-- DATA EXCERPT start --

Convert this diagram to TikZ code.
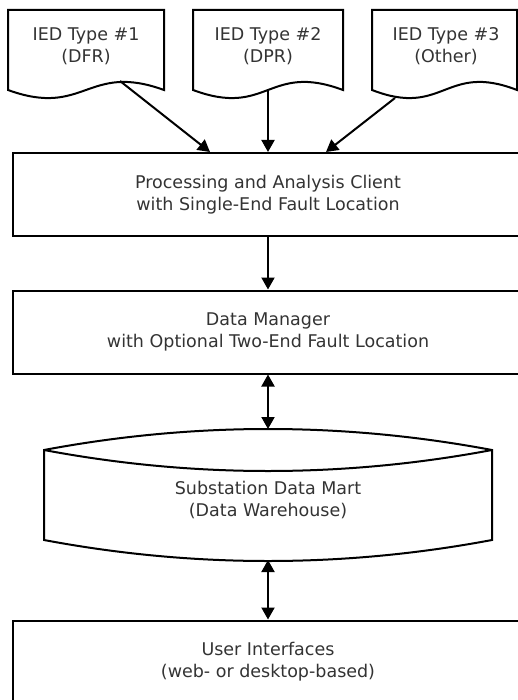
\documentclass[tikz,border=0pt]{standalone}
\usepackage{fontspec}
\setmainfont{DejaVu Sans}
\usetikzlibrary{arrows.meta}
\begin{document}
\begin{tikzpicture}[x=1pt, y=-1pt, line width=2pt,
  every node/.style={text=black!80, font=\fontsize{17.5}{22}\selectfont, align=center},
  box/.style={draw=black, minimum width=510pt, minimum height=83pt},
  flow/.style={-{Triangle[length=12pt,width=13pt]}},
  both/.style={{Triangle[length=12pt,width=13pt]}-{Triangle[length=12pt,width=13pt]}}]
  \clip (0,0) rectangle (518,700);
  % data sources
  \node (doc1) at (86,46) {IED Type \#1\\(DFR)};
  \node (doc2) at (268,46) {IED Type \#2\\(DPR)};
  \node (doc3) at (446,46) {IED Type \#3\\(Other)};
  \draw (8,10) -- (164,10) -- (164,90) .. controls (87,62) and (85,118) .. (8,90) -- cycle;
  \draw (193,10) -- (343,10) -- (343,90) .. controls (268,62) and (268,118) .. (193,90) -- cycle;
  \draw (372,10) -- (517,10) -- (517,90) .. controls (445,62) and (444,118) .. (372,90) -- cycle;
  \coordinate (out1) at (120,81);
  \coordinate (out2) at (268,91);
  \coordinate (out3) at (395,98);
  % processing chain
  \node[box] (client) at (268,194.5) {Processing and Analysis Client\\with Single-End Fault Location};
  \node[box] (manager) at (268,332) {Data Manager\\with Optional Two-End Fault Location};
  \node (mart) at (268,500) {Substation Data Mart\\(Data Warehouse)};
  \draw (44,450) .. controls (193,422) and (343,422) .. (492,450) -- (492,540)
    .. controls (343,568) and (193,568) .. (44,540) -- cycle;
  \draw (44,450) .. controls (193,478) and (343,478) .. (492,450);
  \coordinate (martTop) at (268,429);
  \coordinate (martBot) at (268,560);
  \node[box] (ui) at (268,662) {User Interfaces\\(web- or desktop-based)};
  % connectors
  \draw[flow] (out1) -- ([xshift=-58pt]client.north);
  \draw[flow] (out2) -- (client.north);
  \draw[flow] (out3) -- ([xshift=58pt]client.north);
  \draw[flow] (client) -- (manager);
  \draw[both] (manager) -- (martTop);
  \draw[both] (martBot) -- (ui);
\end{tikzpicture}
\end{document}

-- DATA EXCERPT end --

WHAT TO PRODUCE: Reproduce the data verbatim. Do not carry any picture into the copy.

TASK RESULT:
Convert this diagram to TikZ code.
\documentclass[tikz,border=0pt]{standalone}
\usepackage{fontspec}
\setmainfont{DejaVu Sans}
\usetikzlibrary{arrows.meta}
\begin{document}
\begin{tikzpicture}[x=1pt, y=-1pt, line width=2pt,
  every node/.style={text=black!80, font=\fontsize{17.5}{22}\selectfont, align=center},
  box/.style={draw=black, minimum width=510pt, minimum height=83pt},
  flow/.style={-{Triangle[length=12pt,width=13pt]}},
  both/.style={{Triangle[length=12pt,width=13pt]}-{Triangle[length=12pt,width=13pt]}}]
  \clip (0,0) rectangle (518,700);
  % data sources
  \node (doc1) at (86,46) {IED Type \#1\\(DFR)};
  \node (doc2) at (268,46) {IED Type \#2\\(DPR)};
  \node (doc3) at (446,46) {IED Type \#3\\(Other)};
  \draw (8,10) -- (164,10) -- (164,90) .. controls (87,62) and (85,118) .. (8,90) -- cycle;
  \draw (193,10) -- (343,10) -- (343,90) .. controls (268,62) and (268,118) .. (193,90) -- cycle;
  \draw (372,10) -- (517,10) -- (517,90) .. controls (445,62) and (444,118) .. (372,90) -- cycle;
  \coordinate (out1) at (120,81);
  \coordinate (out2) at (268,91);
  \coordinate (out3) at (395,98);
  % processing chain
  \node[box] (client) at (268,194.5) {Processing and Analysis Client\\with Single-End Fault Location};
  \node[box] (manager) at (268,332) {Data Manager\\with Optional Two-End Fault Location};
  \node (mart) at (268,500) {Substation Data Mart\\(Data Warehouse)};
  \draw (44,450) .. controls (193,422) and (343,422) .. (492,450) -- (492,540)
    .. controls (343,568) and (193,568) .. (44,540) -- cycle;
  \draw (44,450) .. controls (193,478) and (343,478) .. (492,450);
  \coordinate (martTop) at (268,429);
  \coordinate (martBot) at (268,560);
  \node[box] (ui) at (268,662) {User Interfaces\\(web- or desktop-based)};
  % connectors
  \draw[flow] (out1) -- ([xshift=-58pt]client.north);
  \draw[flow] (out2) -- (client.north);
  \draw[flow] (out3) -- ([xshift=58pt]client.north);
  \draw[flow] (client) -- (manager);
  \draw[both] (manager) -- (martTop);
  \draw[both] (martBot) -- (ui);
\end{tikzpicture}
\end{document}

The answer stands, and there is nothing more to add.